Charts and diagrams as code |
===

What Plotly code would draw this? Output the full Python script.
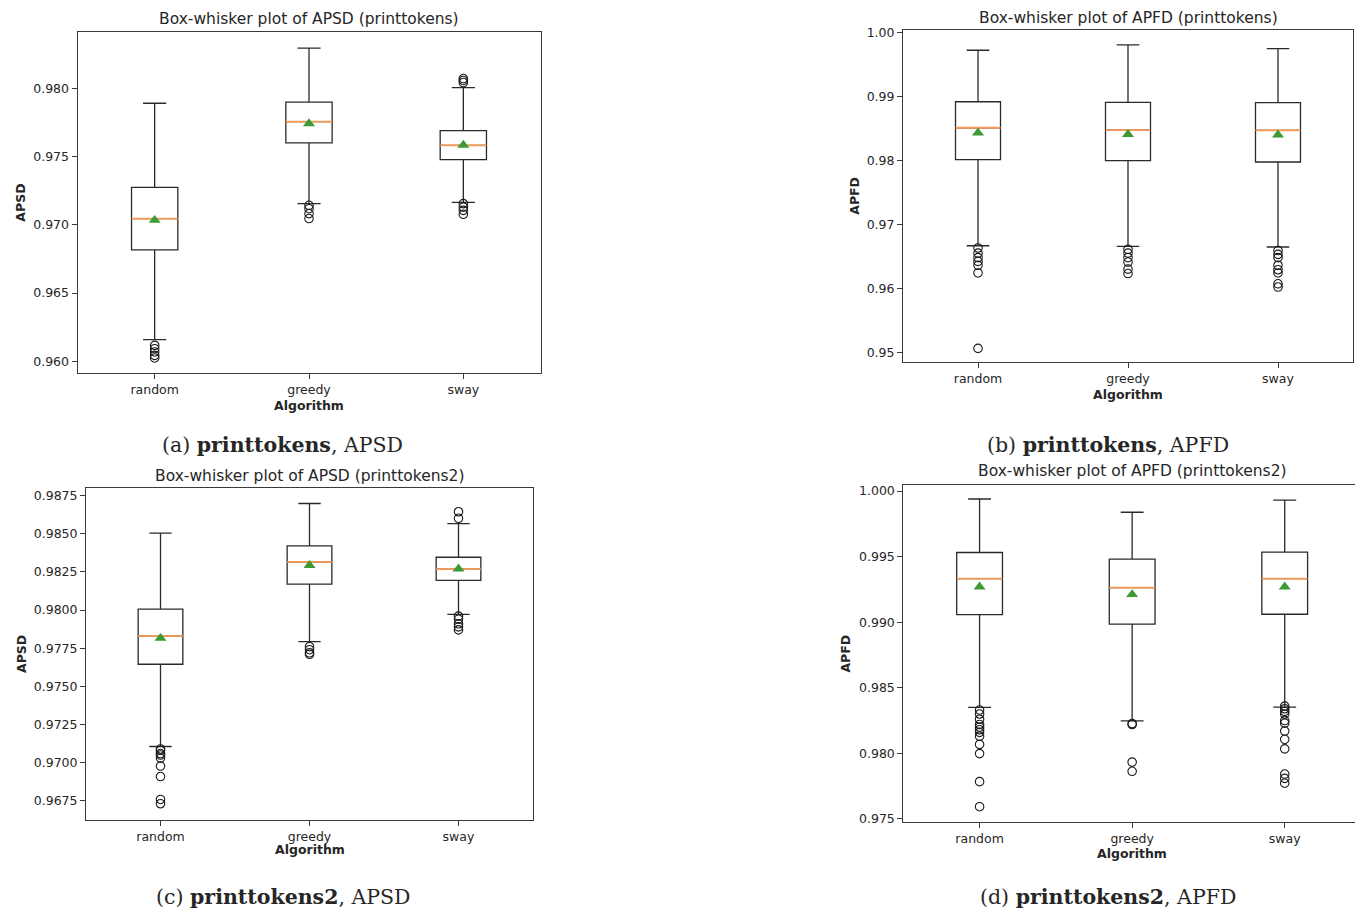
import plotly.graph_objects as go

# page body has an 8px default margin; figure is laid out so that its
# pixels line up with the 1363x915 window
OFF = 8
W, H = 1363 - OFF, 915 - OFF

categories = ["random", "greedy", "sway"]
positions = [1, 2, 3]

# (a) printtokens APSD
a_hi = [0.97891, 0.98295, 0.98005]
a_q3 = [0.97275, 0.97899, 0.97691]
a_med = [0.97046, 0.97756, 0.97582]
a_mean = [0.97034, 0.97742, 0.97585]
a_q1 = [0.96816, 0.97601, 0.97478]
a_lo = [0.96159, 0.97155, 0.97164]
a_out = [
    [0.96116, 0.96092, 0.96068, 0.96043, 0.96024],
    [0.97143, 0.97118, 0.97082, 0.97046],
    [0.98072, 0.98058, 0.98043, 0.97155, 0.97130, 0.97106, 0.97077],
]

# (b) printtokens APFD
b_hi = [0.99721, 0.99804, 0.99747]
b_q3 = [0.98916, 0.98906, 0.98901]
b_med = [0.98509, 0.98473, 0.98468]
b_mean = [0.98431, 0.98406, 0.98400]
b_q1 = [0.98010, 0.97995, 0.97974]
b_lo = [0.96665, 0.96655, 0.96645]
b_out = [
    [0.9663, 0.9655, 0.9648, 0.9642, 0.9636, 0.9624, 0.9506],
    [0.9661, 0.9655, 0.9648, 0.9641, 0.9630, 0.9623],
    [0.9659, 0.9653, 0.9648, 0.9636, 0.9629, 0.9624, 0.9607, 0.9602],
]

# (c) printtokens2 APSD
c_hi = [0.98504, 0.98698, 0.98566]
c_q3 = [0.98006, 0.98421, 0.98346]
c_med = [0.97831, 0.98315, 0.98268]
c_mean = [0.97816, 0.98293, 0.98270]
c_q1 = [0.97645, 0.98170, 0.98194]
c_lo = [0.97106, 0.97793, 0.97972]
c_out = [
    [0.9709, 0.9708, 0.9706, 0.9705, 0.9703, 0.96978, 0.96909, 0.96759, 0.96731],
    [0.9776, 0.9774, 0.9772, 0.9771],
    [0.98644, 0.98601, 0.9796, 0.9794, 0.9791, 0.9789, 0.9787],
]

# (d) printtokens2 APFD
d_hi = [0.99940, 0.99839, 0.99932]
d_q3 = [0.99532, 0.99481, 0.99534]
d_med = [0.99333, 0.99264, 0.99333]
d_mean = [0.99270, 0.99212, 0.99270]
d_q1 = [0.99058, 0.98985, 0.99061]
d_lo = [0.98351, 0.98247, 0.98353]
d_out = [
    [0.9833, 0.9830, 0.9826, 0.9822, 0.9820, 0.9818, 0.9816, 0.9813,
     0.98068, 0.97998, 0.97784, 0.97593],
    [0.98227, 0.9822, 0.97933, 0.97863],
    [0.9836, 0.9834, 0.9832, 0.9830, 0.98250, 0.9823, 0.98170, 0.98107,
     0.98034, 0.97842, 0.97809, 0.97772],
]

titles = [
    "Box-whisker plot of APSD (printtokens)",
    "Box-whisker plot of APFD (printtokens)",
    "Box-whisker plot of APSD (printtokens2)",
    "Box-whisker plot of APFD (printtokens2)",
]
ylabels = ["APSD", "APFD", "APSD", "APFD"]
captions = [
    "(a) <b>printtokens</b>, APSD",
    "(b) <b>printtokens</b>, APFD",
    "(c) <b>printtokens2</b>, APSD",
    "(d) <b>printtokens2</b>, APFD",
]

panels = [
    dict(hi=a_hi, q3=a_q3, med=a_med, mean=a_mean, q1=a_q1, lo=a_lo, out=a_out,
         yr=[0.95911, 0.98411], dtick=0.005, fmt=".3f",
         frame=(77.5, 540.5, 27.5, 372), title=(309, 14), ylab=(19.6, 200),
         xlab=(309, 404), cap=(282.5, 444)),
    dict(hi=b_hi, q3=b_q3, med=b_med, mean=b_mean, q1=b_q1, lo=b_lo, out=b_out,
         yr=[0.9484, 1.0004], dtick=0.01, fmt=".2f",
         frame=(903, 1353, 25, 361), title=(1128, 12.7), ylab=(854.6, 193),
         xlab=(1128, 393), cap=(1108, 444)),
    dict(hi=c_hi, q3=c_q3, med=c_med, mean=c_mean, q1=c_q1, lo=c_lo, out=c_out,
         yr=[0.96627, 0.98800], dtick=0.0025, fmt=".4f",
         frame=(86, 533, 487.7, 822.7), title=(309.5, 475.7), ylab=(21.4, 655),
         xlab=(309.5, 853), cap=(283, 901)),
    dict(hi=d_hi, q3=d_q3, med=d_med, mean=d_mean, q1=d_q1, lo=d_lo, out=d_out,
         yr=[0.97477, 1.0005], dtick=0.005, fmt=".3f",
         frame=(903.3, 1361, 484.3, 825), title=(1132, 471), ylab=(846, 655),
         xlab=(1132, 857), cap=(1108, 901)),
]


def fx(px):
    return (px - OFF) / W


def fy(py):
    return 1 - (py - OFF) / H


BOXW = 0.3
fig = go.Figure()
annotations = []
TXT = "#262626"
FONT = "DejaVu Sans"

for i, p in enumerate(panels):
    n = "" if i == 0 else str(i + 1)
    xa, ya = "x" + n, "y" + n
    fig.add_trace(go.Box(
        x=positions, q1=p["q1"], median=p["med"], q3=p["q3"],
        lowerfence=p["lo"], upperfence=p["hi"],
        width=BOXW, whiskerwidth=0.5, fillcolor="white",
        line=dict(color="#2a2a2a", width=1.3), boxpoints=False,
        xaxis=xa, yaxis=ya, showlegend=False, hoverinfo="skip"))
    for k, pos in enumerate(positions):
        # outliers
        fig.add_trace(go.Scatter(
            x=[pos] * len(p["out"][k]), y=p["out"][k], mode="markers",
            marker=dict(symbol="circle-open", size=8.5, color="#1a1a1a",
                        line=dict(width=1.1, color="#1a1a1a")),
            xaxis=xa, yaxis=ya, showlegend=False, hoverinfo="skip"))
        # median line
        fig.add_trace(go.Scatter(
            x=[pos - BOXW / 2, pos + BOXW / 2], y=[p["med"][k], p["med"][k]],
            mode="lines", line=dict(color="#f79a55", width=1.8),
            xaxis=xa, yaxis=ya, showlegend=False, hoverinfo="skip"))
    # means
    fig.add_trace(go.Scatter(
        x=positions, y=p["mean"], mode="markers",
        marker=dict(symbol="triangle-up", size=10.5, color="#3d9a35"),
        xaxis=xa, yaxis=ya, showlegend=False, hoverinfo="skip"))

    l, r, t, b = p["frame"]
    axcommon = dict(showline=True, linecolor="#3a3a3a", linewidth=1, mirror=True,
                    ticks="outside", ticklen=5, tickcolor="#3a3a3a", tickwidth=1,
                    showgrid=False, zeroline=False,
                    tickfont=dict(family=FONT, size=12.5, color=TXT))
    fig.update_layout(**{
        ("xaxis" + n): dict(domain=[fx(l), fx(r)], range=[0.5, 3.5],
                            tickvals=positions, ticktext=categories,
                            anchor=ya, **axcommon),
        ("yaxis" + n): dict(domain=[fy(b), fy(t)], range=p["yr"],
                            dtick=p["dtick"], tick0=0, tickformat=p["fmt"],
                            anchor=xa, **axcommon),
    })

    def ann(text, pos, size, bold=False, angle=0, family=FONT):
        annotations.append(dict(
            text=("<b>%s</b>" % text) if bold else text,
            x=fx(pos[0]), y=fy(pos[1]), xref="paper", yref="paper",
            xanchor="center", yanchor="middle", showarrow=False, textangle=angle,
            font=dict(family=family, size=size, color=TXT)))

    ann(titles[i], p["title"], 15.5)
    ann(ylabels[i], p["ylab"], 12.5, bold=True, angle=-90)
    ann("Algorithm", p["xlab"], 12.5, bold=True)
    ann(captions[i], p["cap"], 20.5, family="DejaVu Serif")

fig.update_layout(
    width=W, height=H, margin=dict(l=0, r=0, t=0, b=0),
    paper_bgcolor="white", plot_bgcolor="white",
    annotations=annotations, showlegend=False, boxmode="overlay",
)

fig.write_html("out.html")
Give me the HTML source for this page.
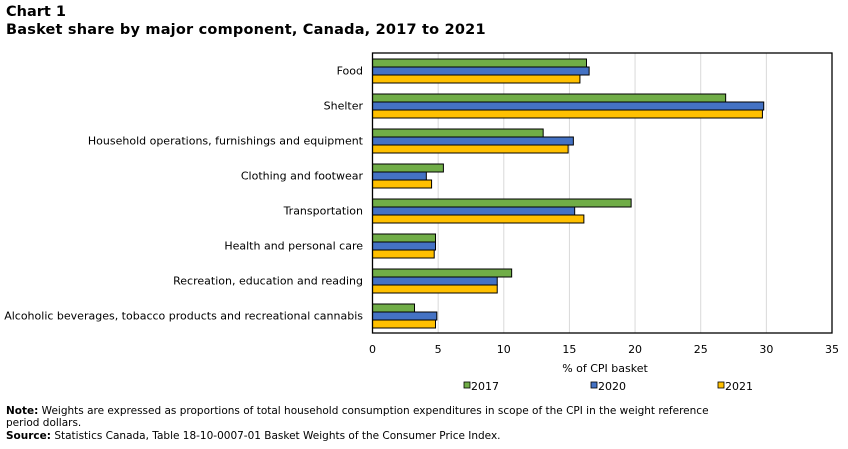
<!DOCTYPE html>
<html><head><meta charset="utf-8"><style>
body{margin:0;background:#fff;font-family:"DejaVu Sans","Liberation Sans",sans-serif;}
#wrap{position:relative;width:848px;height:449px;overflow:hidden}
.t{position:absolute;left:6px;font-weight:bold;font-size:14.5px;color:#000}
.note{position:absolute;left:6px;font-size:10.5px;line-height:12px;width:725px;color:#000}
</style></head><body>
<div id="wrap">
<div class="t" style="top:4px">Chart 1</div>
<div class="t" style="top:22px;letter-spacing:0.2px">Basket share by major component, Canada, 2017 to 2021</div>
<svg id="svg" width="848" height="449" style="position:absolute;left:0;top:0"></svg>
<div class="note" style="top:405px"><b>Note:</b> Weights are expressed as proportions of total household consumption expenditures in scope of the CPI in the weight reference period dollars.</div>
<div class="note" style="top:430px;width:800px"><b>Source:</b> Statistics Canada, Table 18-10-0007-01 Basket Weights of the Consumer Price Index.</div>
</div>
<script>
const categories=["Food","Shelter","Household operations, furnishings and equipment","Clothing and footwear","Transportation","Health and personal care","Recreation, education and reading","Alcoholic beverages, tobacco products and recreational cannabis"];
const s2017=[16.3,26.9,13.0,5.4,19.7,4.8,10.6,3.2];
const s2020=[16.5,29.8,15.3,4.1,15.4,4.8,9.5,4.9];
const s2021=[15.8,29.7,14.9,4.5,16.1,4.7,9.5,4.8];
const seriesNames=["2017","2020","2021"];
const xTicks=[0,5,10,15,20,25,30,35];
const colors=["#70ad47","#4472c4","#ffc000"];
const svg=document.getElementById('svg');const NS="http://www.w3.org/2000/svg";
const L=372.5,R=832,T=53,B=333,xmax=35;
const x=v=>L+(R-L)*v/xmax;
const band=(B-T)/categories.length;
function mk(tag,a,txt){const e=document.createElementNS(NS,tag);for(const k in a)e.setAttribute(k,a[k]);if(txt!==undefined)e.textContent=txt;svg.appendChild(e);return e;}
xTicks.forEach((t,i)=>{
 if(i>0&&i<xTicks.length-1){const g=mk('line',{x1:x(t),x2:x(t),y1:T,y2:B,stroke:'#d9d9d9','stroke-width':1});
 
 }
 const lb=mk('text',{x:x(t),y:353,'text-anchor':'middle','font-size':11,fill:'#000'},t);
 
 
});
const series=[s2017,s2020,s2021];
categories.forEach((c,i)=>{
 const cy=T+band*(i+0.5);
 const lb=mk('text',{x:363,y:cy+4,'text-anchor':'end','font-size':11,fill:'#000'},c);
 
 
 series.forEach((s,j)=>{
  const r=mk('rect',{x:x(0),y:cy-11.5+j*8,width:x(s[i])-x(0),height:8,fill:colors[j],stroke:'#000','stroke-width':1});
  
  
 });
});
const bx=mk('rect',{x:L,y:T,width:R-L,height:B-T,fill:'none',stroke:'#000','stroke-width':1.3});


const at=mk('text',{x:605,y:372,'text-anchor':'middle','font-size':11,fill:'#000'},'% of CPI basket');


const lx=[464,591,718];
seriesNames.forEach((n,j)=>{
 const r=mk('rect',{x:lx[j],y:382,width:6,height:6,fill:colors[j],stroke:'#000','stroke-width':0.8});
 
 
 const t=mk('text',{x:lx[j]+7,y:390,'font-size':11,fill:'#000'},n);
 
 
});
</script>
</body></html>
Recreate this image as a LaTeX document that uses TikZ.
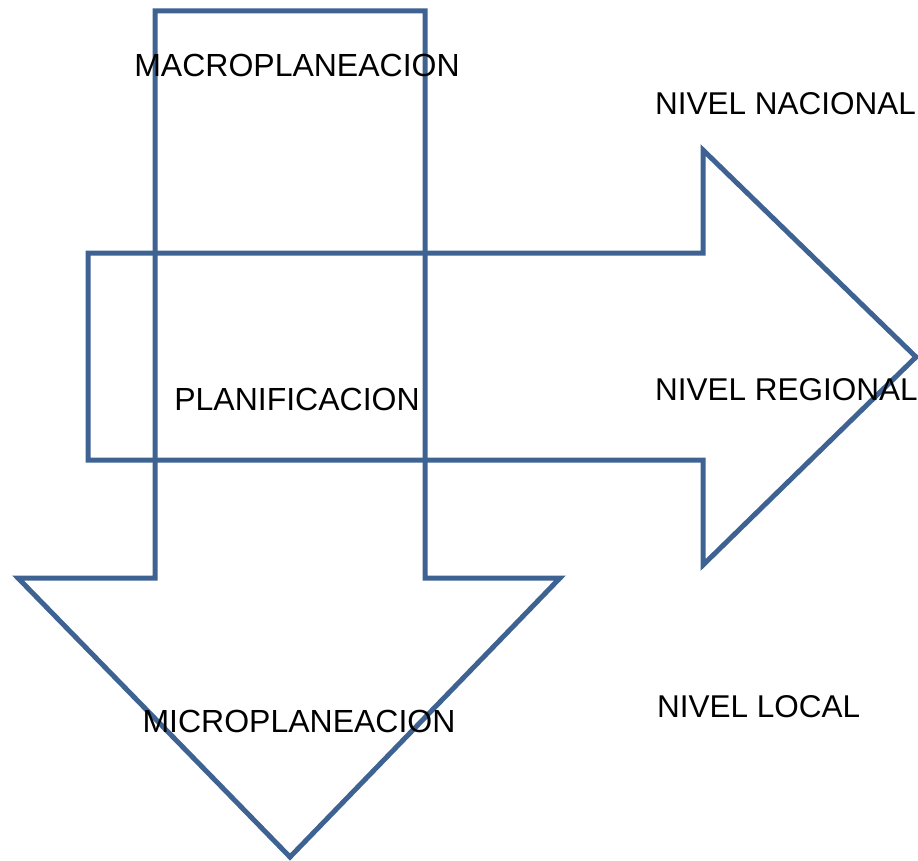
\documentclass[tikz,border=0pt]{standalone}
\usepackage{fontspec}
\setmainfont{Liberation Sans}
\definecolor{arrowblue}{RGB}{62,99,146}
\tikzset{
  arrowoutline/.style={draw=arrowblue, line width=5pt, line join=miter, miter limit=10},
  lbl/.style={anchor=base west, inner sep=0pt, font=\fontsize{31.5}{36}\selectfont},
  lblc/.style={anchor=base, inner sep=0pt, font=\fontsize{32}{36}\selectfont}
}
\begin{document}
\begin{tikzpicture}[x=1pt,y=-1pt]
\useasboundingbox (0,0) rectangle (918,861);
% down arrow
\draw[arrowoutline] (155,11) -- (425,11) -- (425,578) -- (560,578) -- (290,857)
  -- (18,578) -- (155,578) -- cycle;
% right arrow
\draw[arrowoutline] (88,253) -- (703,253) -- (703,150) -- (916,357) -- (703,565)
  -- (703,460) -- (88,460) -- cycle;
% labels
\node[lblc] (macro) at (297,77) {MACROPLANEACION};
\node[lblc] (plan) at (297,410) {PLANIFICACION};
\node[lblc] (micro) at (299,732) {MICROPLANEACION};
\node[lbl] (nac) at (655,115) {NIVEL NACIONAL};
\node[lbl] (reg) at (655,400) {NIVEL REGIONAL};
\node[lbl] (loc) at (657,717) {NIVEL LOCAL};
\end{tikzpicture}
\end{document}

===

What to work on | Find each line in the records holding the string "this" and show it.

Solution |
What Plotly code would draw this? Output the full Python script.
Give me the HTML source for this page.
Recreate this image as a LaTeX document that uses TikZ.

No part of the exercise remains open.